Search the records below for the word "with" and show every line where it occurs.

-- start Data extract --

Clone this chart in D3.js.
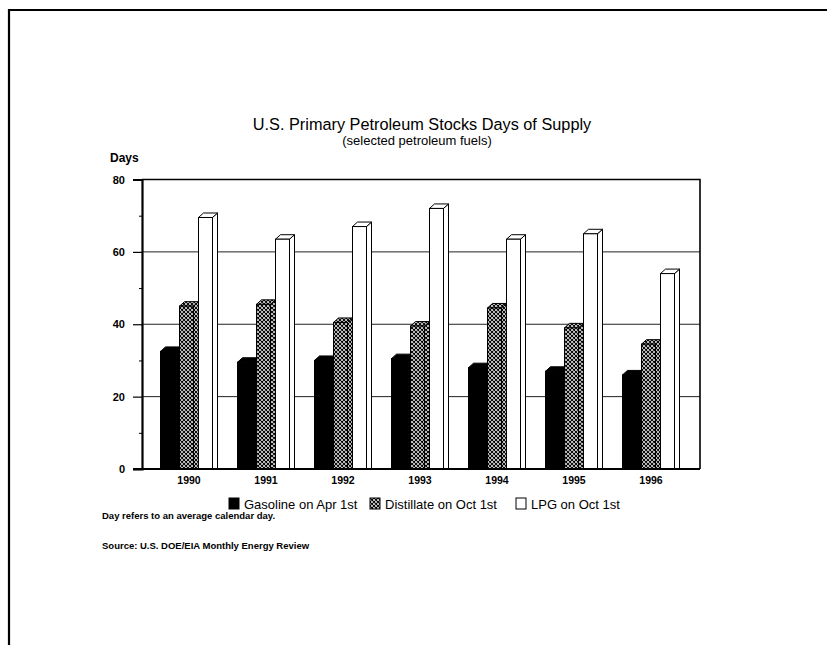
<!DOCTYPE html>
<html>
<head>
<meta charset="utf-8">
<script src="https://cdn.jsdelivr.net/npm/d3@7/dist/d3.min.js"></script>
<style>
  html, body { margin: 0; padding: 0; background: #fff; }
  svg { display: block; font-family: Arial, "Liberation Sans", sans-serif; }
</style>
</head>
<body>
<svg id="chart" width="827" height="645"></svg>
<script>
// Days of supply, by year and product
const years = ["1990", "1991", "1992", "1993", "1994", "1995", "1996"];
const gasoline = [32.5, 29.5, 30, 30.5, 28, 27, 26];
const distillate = [45, 45.5, 40.5, 39.5, 44.5, 39, 34.5];
const lpg = [69.5, 63.5, 67, 72, 63.5, 65, 54];
const seriesKeys = ["gasoline", "distillate", "lpg"];
const seriesLabels = ["Gasoline on Apr 1st", "Distillate on Oct 1st", "LPG on Oct 1st"];
const yTicks = [0, 20, 40, 60, 80];
const yMinorTicks = [10, 30, 50, 70];

const seriesValues = { gasoline, distillate, lpg };

const svg = d3.select("#chart");

// crosshatch fill for distillate
const defs = svg.append("defs");
const pat = defs.append("pattern")
  .attr("id", "hatch")
  .attr("patternUnits", "userSpaceOnUse")
  .attr("width", 4).attr("height", 4);
pat.append("rect").attr("width", 4).attr("height", 4).attr("fill", "#fff");
pat.append("path")
  .attr("d", "M0,0 L4,4 M4,0 L0,4 M-1,3 L1,5 M3,-1 L5,1 M3,5 L5,3 M-1,1 L1,-1")
  .attr("stroke", "#000").attr("stroke-width", 1.1);

const fills = { gasoline: "#000", distillate: "url(#hatch)", lpg: "#fff" };

// page frame
svg.append("path")
  .attr("d", "M9,645 L9,10 L827,10")
  .attr("fill", "none").attr("stroke", "#000").attr("stroke-width", 2.2);

// plot geometry
const plot = { left: 142, right: 700, top: 179.5, bottom: 469 };

const x = d3.scaleBand().domain(years).range([150.5, 689.5]).padding(0);
const y = d3.scaleLinear().domain([0, 80]).range([plot.bottom, plot.top]);

const frontW = 14, depthX = 5, depthY = 4.5, stride = 19;
const xs = d3.scaleBand().domain(seriesKeys).range([0, stride * 3]);

// horizontal grid on the back wall
svg.append("g")
  .selectAll("line")
  .data([20, 40, 60])
  .join("line")
  .attr("x1", plot.left).attr("x2", plot.right)
  .attr("y1", d => y(d)).attr("y2", d => y(d))
  .attr("stroke", "#222").attr("stroke-width", 1);

// plot frame: top and right edges
svg.append("path")
  .attr("d", `M${plot.left},${plot.top} L${plot.right},${plot.top} L${plot.right},${plot.bottom}`)
  .attr("fill", "none").attr("stroke", "#000").attr("stroke-width", 1.6);

// 3D bars
const bars = svg.append("g");
years.forEach((yr, i) => {
  const groupStart = x(yr) + x.bandwidth() / 2 - (stride * 2 + frontW + depthX) / 2;
  seriesKeys.forEach(k => {
    const v = seriesValues[k][i];
    const x0 = groupStart + xs(k);
    const x1 = x0 + frontW;
    const yt = y(v), yb = y(0);
    const g = bars.append("g");
    const stroke = "#000";
    // side face
    g.append("path")
      .attr("d", `M${x1},${yb} L${x1},${yt} L${x1 + depthX},${yt - depthY} L${x1 + depthX},${yb} Z`)
      .attr("fill", fills[k]).attr("stroke", stroke).attr("stroke-width", 1).attr("stroke-linejoin", "round");
    // top face
    g.append("path")
      .attr("d", `M${x0},${yt} L${x0 + depthX},${yt - depthY} L${x1 + depthX},${yt - depthY} L${x1},${yt} Z`)
      .attr("fill", fills[k]).attr("stroke", stroke).attr("stroke-width", 1).attr("stroke-linejoin", "round");
    // front face
    g.append("rect")
      .attr("x", x0).attr("y", yt)
      .attr("width", frontW).attr("height", yb - yt)
      .attr("fill", fills[k]).attr("stroke", stroke).attr("stroke-width", 1);
  });
});

// left axis with major and minor ticks
const yAxis = d3.axisLeft(y).tickValues(yTicks).tickSize(9).tickPadding(8).tickFormat(d3.format("d"));
const ya = svg.append("g").attr("transform", `translate(${plot.left},0)`).call(yAxis);
ya.select(".domain").attr("stroke-width", 2.2);
ya.selectAll(".tick line").attr("stroke-width", 1.2);
ya.selectAll(".tick text")
  .attr("font-size", 11).attr("font-weight", "bold").attr("font-family", "Arial, 'Liberation Sans', sans-serif").attr("fill", "#000");
svg.append("g").attr("transform", `translate(${plot.left},0)`)
  .call(d3.axisLeft(y).tickValues(yMinorTicks).tickSize(3).tickFormat(""))
  .call(g => g.select(".domain").remove());

// bottom axis line and year labels
svg.append("line")
  .attr("x1", plot.left - 9).attr("x2", plot.right)
  .attr("y1", plot.bottom).attr("y2", plot.bottom)
  .attr("stroke", "#000").attr("stroke-width", 2.2);

svg.append("g")
  .selectAll("text")
  .data(years)
  .join("text")
  .attr("x", d => x(d) + x.bandwidth() / 2)
  .attr("y", 484)
  .attr("text-anchor", "middle")
  .attr("font-size", 10.5).attr("font-weight", "bold")
  .text(d => d);

// titles
svg.append("text")
  .attr("x", 422).attr("y", 130)
  .attr("text-anchor", "middle").attr("font-size", 16.3)
  .text("U.S. Primary Petroleum Stocks Days of Supply");
svg.append("text")
  .attr("x", 417).attr("y", 145)
  .attr("text-anchor", "middle").attr("font-size", 13)
  .text("(selected petroleum fuels)");
svg.append("text")
  .attr("x", 110).attr("y", 162)
  .attr("font-size", 12).attr("font-weight", "bold")
  .text("Days");

// legend
const legend = svg.append("g").attr("transform", "translate(229,0)");
const legendX = [0, 141, 287];
seriesKeys.forEach((k, i) => {
  const lg = legend.append("g").attr("transform", `translate(${legendX[i]},498)`);
  lg.append("rect").attr("width", 10).attr("height", 11)
    .attr("fill", fills[k]).attr("stroke", "#000").attr("stroke-width", 1);
  lg.append("text").attr("x", 15).attr("y", 11)
    .attr("font-size", 13).text(seriesLabels[i]);
});

// notes
svg.append("text")
  .attr("x", 102).attr("y", 519)
  .attr("font-size", 9.5).attr("font-weight", "bold")
  .text("Day refers to an average calendar day.");
svg.append("text")
  .attr("x", 102).attr("y", 549)
  .attr("font-size", 9.5).attr("font-weight", "bold")
  .text("Source: U.S. DOE/EIA Monthly Energy Review");
</script>
</body>
</html>
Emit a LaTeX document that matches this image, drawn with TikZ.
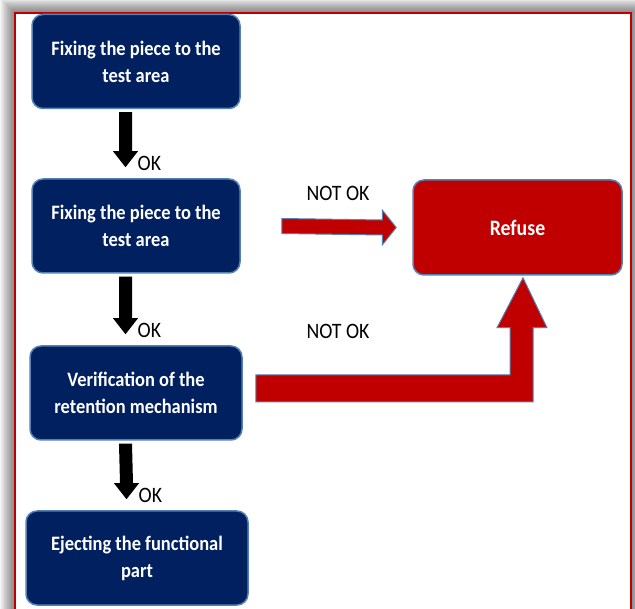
\documentclass[tikz,border=0pt]{standalone}
\usepackage{fontspec}
\setmainfont{Carlito}
\newfontfamily\narrowfont[FakeStretch=0.9]{Carlito}
\usetikzlibrary{calc}
\definecolor{navy}{RGB}{0,32,96}
\definecolor{redbox}{RGB}{192,0,0}
\definecolor{edgeblue}{RGB}{84,130,180}
\tikzset{
  stepbox/.style={draw=edgeblue, line width=1.5pt, fill=navy, rounded corners=11pt,
    text=white, font=\narrowfont\fontsize{20.5}{27}\selectfont\bfseries, align=center,
    minimum height=94pt, inner sep=0pt},
  refbox/.style={stepbox, fill=redbox, font=\narrowfont\fontsize{22}{27}\selectfont\bfseries},
  blackarrow/.style={fill=black},
  redarrow/.style={fill=redbox, draw=edgeblue, line width=1pt, line join=miter},
  lbl/.style={font=\narrowfont\fontsize{22}{24}\selectfont, text=black, inner sep=0pt},
}
\begin{document}
\begin{tikzpicture}[x=1pt,y=-1pt]
\useasboundingbox (0,0) rectangle (635,609);
% shadow
\foreach \k in {14,13,...,1}{
  \fill[black, opacity=0.04] ({14-\k},{12-\k}) rectangle ({632+\k},640);
}
\fill[white] (14,12) rectangle (632,640);
\draw[redbox, line width=2pt] (15,13) rectangle (631,640);
% boxes
\node[stepbox, minimum width=208pt] (b1) at (136,61.5) {Fixing the piece to the\\test area};
\node[stepbox, minimum width=208pt] (b2) at (136,226) {Fixing the piece to the\\test area};
\node[stepbox, minimum width=212pt] (b3) at (136,393) {Verification of the\\retention mechanism};
\node[stepbox, minimum width=222pt] (b4) at (137,558) {Ejecting the functional\\part};
\node[refbox, minimum width=209pt, minimum height=95pt] (ref) at (517.5,227.5) {Refuse};
% black arrows
\foreach \a/\b/\n in {b1/b2/1,b2/b3/2,b3/b4/3}{
  \coordinate (s\n) at ($(\a.south)+(-10.5,3)$);
  \coordinate (t\n) at ($(\b.north)+(-10.5,-11)$);
  \fill[blackarrow] ($(s\n)+(-6.5,0)$) -- ($(s\n)+(6.5,0)$) -- ($(t\n)+(6.5,-16)$) -- ($(t\n)+(12.5,-16)$)
     -- (t\n) -- ($(t\n)+(-12.5,-16)$) -- ($(t\n)+(-6.5,-16)$) -- cycle;
  \node[lbl, anchor=west] (ok\n) at ($(t\n)+(12,-4)$) {OK};
}
% red straight arrow
\coordinate (r1s) at ($(b2.east)+(41,0)$);
\coordinate (r1t) at ($(ref.west)+(-16,0)$);
\draw[redarrow] ($(r1s)+(0,-7.5)$) -- ($(r1t)+(-14,-7.5)$) -- ($(r1t)+(-14,-17.5)$) -- (r1t)
  -- ($(r1t)+(-14,17.5)$) -- ($(r1t)+(-14,7.5)$) -- ($(r1s)+(0,7.5)$) -- cycle;
\node[lbl] (nok1) at (338,193) {NOT OK};
% red bent arrow
\coordinate (r2s) at ($(b3.east)+(13,-4.5)$);
\coordinate (r2t) at ($(ref.south)+(5.5,2)$);
\draw[redarrow] ($(r2s)+(0,-13.5)$) -| ($(r2t)+(-13,50)$) -- ($(r2t)+(-26,50)$) -- (r2t)
  -- ($(r2t)+(24,50)$) -- ($(r2t)+(10,50)$) |- ($(r2s)+(0,13.5)$) -- cycle;
\node[lbl] (nok2) at (338,331) {NOT OK};
\end{tikzpicture}
\end{document}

-- end Data extract --

# [The reply]
// left axis with major and minor ticks
Emit a LaTeX document that matches this image, drawn with TikZ.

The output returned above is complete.